Como nas boas anedotas, onde a pilhéria pode dividir espaço com as narrativas trágicas; ou como nos melhores causos, que sempre encerram profundas reflexões de ordem moral/ética, Adoniran está definitivamente entronizado na memória e na história de São Paulo como o cronista que melhor descreveu a vida paulistana com o olhar do homem da rua. Foi o nosso flaneur.

 Consagrado pelo povaréu, de quem entendia as agruras e as alegrias, respeitado pelos bambas, como o maestro João Carlos Martins, que sempre o homenageia ao final de suas apresentações à frente a Orquestra Heliopólis, no desenrolar desse pequeno texto, o enigma em torno de Adoniran Barbosa deve ter saído maior do que uma solução. O mistério em torno dele permanece. Afinal, ele é cômico ou trágico? Suas desconcertantes descrições e/ou análises encontradas em suas músicas (o duplo sentido de “Apaga o Fogo Mané”, onde a mulher sai para comprar um pavio de lampião, não volta e depois de procurar por toda a cidade, encontra um bilhete de despedida ou o polígamo Moacir, de “O casamento do Moacir”).

Qual o espirito de suas composições, que ao pé da letra poderiam se converter em enigmáticos tratados? Tristezas, que ao sabor de uma linguagem premeditadamente jocosa do samba se transmutam em alegrias? Ou a piada é apenas aparente, permanecendo no fim das contas, um coração a sangrar, solitário. Adoniran Barbosa é o nosso Charles Chaplin. Esse traço, do palhaço triste, foi inconscientemente captado por  Elifas Andreatto, na famosa capa feita por ele para o disco em homenagem a seus 70 anos? A propósito desta capa, considerada a principio um equivoco por Elifas, foi posteriormente considerada pelo próprio Adoniran como o seu melhor retrato.


O desenho original feito por Elifas Andreato para o disco em homenagem aos 70 anos, que acabou não o utilizando a principio.

O desenho, a principio, para a capa do disco

Uma pista é dada pelo próprio Adoniran no final do filme, onde ele descreve uma passagem da infância quando entregava marmitas para ajudar no sustento de casa e durante o trajeto, acossado pela fome, abria algumas das mesmas e surrupiava discretamente alguns bolinhos de carne. Muito sério, ele diz:

- Não era sacanagem, era fome mesmo.

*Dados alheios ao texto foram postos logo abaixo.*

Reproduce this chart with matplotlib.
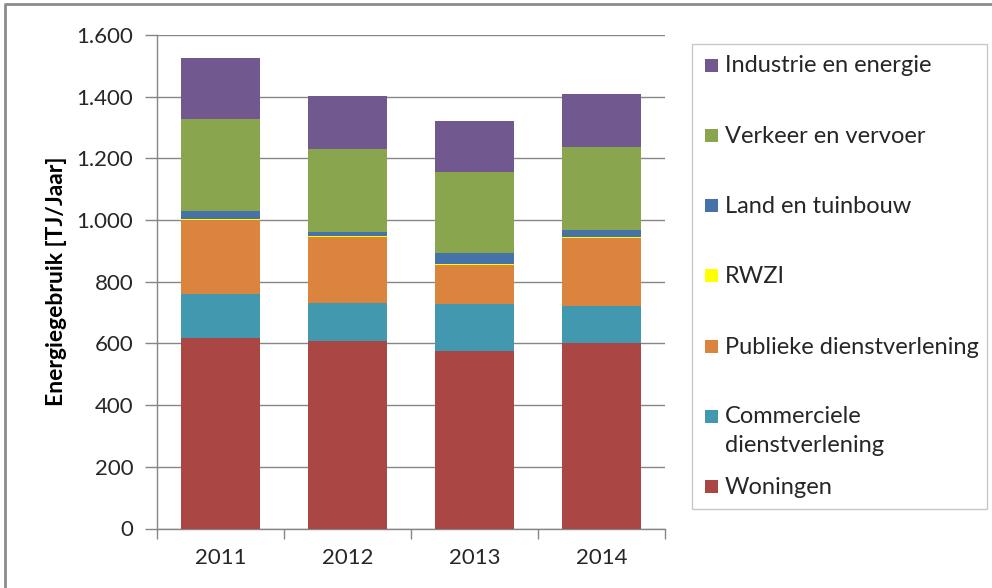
import matplotlib
matplotlib.use("Agg")
import matplotlib.pyplot as plt
from matplotlib.ticker import FuncFormatter, FixedLocator, NullFormatter
from matplotlib.lines import Line2D
from matplotlib.patches import Rectangle
import numpy as np

# data (TJ/jaar)
jaren = ["2011", "2012", "2013", "2014"]
woningen = [618, 607, 576, 603]
commerciele = [141, 125, 153, 117]
publieke = [241, 212, 125, 221]
rwzi = [4, 5, 5, 5]
land_tuinbouw = [24, 12, 35, 23]
verkeer = [301, 270, 262, 267]
industrie = [196, 170, 165, 173]

series = [
    ("Woningen", woningen, "#AA4643"),
    ("Commerciele\ndienstverlening", commerciele, "#4198AF"),
    ("Publieke dienstverlening", publieke, "#DB843D"),
    ("RWZI", rwzi, "#FFFF00"),
    ("Land en tuinbouw", land_tuinbouw, "#4572A7"),
    ("Verkeer en vervoer", verkeer, "#89A54E"),
    ("Industrie en energie", industrie, "#71588F"),
]

plt.rcParams["font.family"] = ["Lato", "DejaVu Sans"]
FS = 16
GRAY = "#868686"
W, H = 992, 588

fig = plt.figure(figsize=(W / 100, H / 100), dpi=100)
ax = fig.add_axes([157 / W, 59.5 / H, 508 / W, 493.5 / H])

x = np.arange(len(jaren))
bottom = np.zeros(len(jaren))
for naam, waarden, kleur in series:
    ax.bar(x, waarden, width=0.62, bottom=bottom, color=kleur, label=naam,
           edgecolor="none", zorder=3)
    bottom += np.array(waarden)

ax.set_xlim(-0.5, len(jaren) - 0.5)
ax.set_ylim(0, 1600)
ax.set_yticks(range(0, 1601, 200))
ax.yaxis.set_major_formatter(FuncFormatter(lambda v, p: f"{int(v):,}".replace(",", ".")))
ax.yaxis.grid(True, color=GRAY, linewidth=1, zorder=0)

# x-as: labels in het midden, streepjes op de grenzen
ax.set_xticks(x)
ax.set_xticklabels(jaren)
ax.tick_params(axis="x", which="major", length=0, pad=14, labelsize=FS, labelcolor="#262626")
ax.xaxis.set_minor_locator(FixedLocator(np.arange(-0.5, len(jaren), 1)))
ax.xaxis.set_minor_formatter(NullFormatter())
ax.tick_params(axis="x", which="minor", length=7, color=GRAY, width=1)
ax.tick_params(axis="y", length=9, color=GRAY, width=1, pad=8, labelsize=FS, labelcolor="#262626")

for s in ["top", "right"]:
    ax.spines[s].set_visible(False)
for s in ["left", "bottom"]:
    ax.spines[s].set_color(GRAY)
    ax.spines[s].set_linewidth(1)

ax.set_ylabel("Energiegebruik [TJ/Jaar]", fontsize=16.5, fontweight="bold", labelpad=7)

# legenda, met de hand opgebouwd zoals in Excel (bovenste reeks eerst,
# vaste afstand per item, tweede regel hangt eronder)
fig.add_artist(Rectangle((692 / W, 1 - 509 / H), 295 / W, 465 / H,
                         transform=fig.transFigure, facecolor="white",
                         edgecolor="#C8C8C8", linewidth=1))
y0, stap, regel = 65, 70.3, 28
for i, (naam, _, kleur) in enumerate(series[::-1]):
    yc = y0 + i * stap
    fig.add_artist(Rectangle((705 / W, 1 - (yc + 6.5) / H), 13 / W, 13 / H,
                             transform=fig.transFigure, facecolor=kleur,
                             edgecolor="none"))
    # baseline-uitlijning geldt voor de laatste regel
    extra = naam.count("\n") * regel
    fig.text(725 / W, 1 - (yc + 7.5 + extra) / H, naam, fontsize=17, color="#262626",
             va="baseline", ha="left", linespacing=1.45)

# rand van het grafiekgebied
fig.add_artist(Line2D([5 / W, 5 / W, 1], [0, 1 - 4 / H, 1 - 4 / H],
                      transform=fig.transFigure, color="#8C8C8C", linewidth=2))

fig.savefig("out.png", dpi=100)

Necessidade!

É o palhaço retirando a pintura que cobre seu rosto, revelando sua incontida solidão.
O genial artista,  símbolo do homem comum que vagueia nessa megalópole, que em cada verso, nos mostra  como ser tão paulistano...




O samba O Casamento do Moacir é um exemplo completo, perfeito, da transformação da tragédia numa situação "quase" cômica. Aparentemente ele brinca com a esperteza do bígamo irresponsável com a mocinha que sonhou com o casamento. De fato, o narrador (os "convidados") não "brinca", mas esclarece. Um "causo", onde o espertalhão "dança" e uma tragédia maior é evitada e a "turma da favela" - simbolizada pela noiva Gabriela - se livra de sustentar um malandro. Uma narrativa repleta de conceitos morais, no mais puro sentido ético.